Le partenariat signé le 10 octobre fixe plusieurs objectifs dont la sensibilisation des entreprises du secteur à la cause défendue par La Fabrique nomade et leur mise en relation avec les artisans soutenus par l'association. Ces derniers participeront aux « job dating » de juin où se rencontrent recruteurs du secteur et nouvelles promotions de la Haute école de joaillerie (gérée par l'UFBJOP). De son coté, le secteur prévoit 2 000 postes à pourvoir d'ici 24 mois, en raison d'une croissance très forte. En 2023, son chiffre d'affaires à l'export a atteint 7,7 milliards d'euros, soit 8% de plus qu'en 2022. Ce résultat est le fruit d'un écosystème d'environ 200 entreprises composé de grands groupes (Chanel, Hermès, Richemont, LVHM...), leaders mondiaux qui travaillent avec des PME sous-traitantes basées en France.

100% en emploi

Avant même la signature du partenariat, une vingtaine d'artisans passés par La Fabrique nomade ont déjà commencé à travailler au sein d'entreprises du secteur, dont Chaumet, Arpa, Bleu Platine, Orest ou Philippe Grand. Ils ont réalisé le parcours de formation de l'association, reconnue atelier d'insertion par l’État. A la base, la joaillerie figure parmi les savoir-faire artisanaux les plus fréquents chez les immigrés – en situation régulière –accompagnés par l'association. Au total, depuis 2016, elle en a soutenu 93 venus de 37 pays. 82% sont en actuellement en emploi, un score qui atteint 100% dans la joaillerie.

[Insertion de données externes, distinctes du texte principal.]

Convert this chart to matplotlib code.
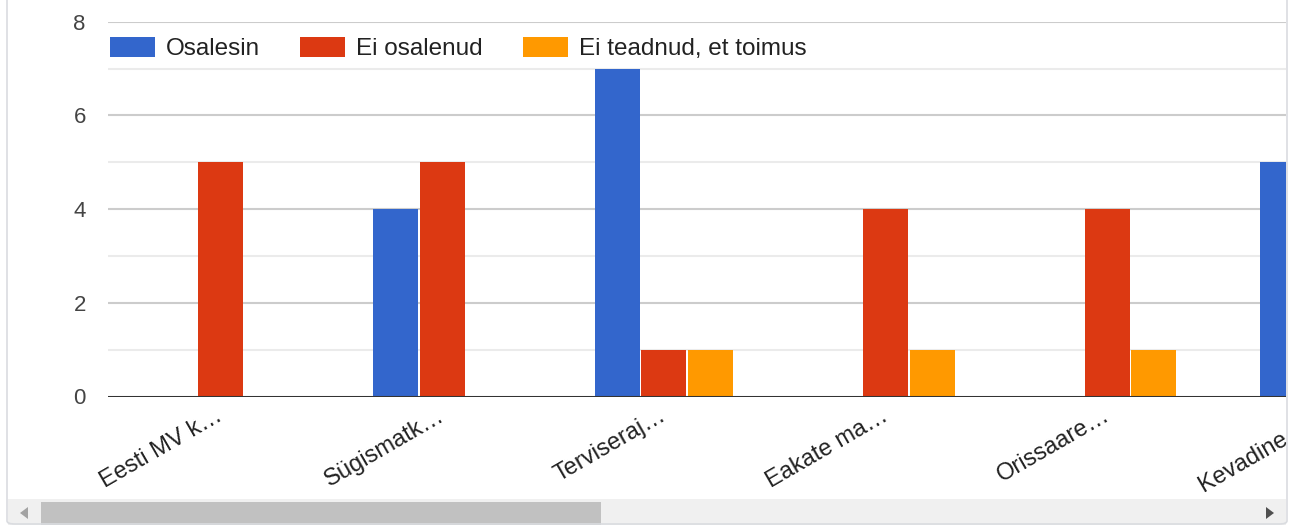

Dans son atelier de formation, La Fabrique nomade pourrait accueillir 12 élèves pour cette discipline, mais sept postes seulement ont été financés par l’État, cette année. Bernadette Pinet s'est déclarée prête à « booster » les adhérents de l' UFBJOP pour financer les cinq postes vacants (25 000 euros, chacun).

Par ailleurs, La Fabrique nomade et l'UFBJOP vont également réfléchir à des solutions afin de répondre aux besoins de main d’œuvre croissants hors région parisienne, liés au développement de projets menés par des entreprises du secteur. Quoi qu'il en soit, la petite association – un million d'euros de financement (public et privé) - ne pourra apporter qu'une contribution modeste, sur la plan numérique, aux besoins de main d’œuvre du secteur. Pour autant, la sensibilisation des entreprises à l'intégration des artisans venus d'ailleurs demeure un enjeu, estime Inès Mesmar. « Les entreprises mènent des projets qui intègrent une dimension d'inclusion, mais cela reste marginal. Ce n'est pas encore structurel dans leur démarche », explique-t-elle. Pour l'instant, les artisans de La Fabrique nomade ont notamment mené des projets avec les marques Vuitton et Chloé.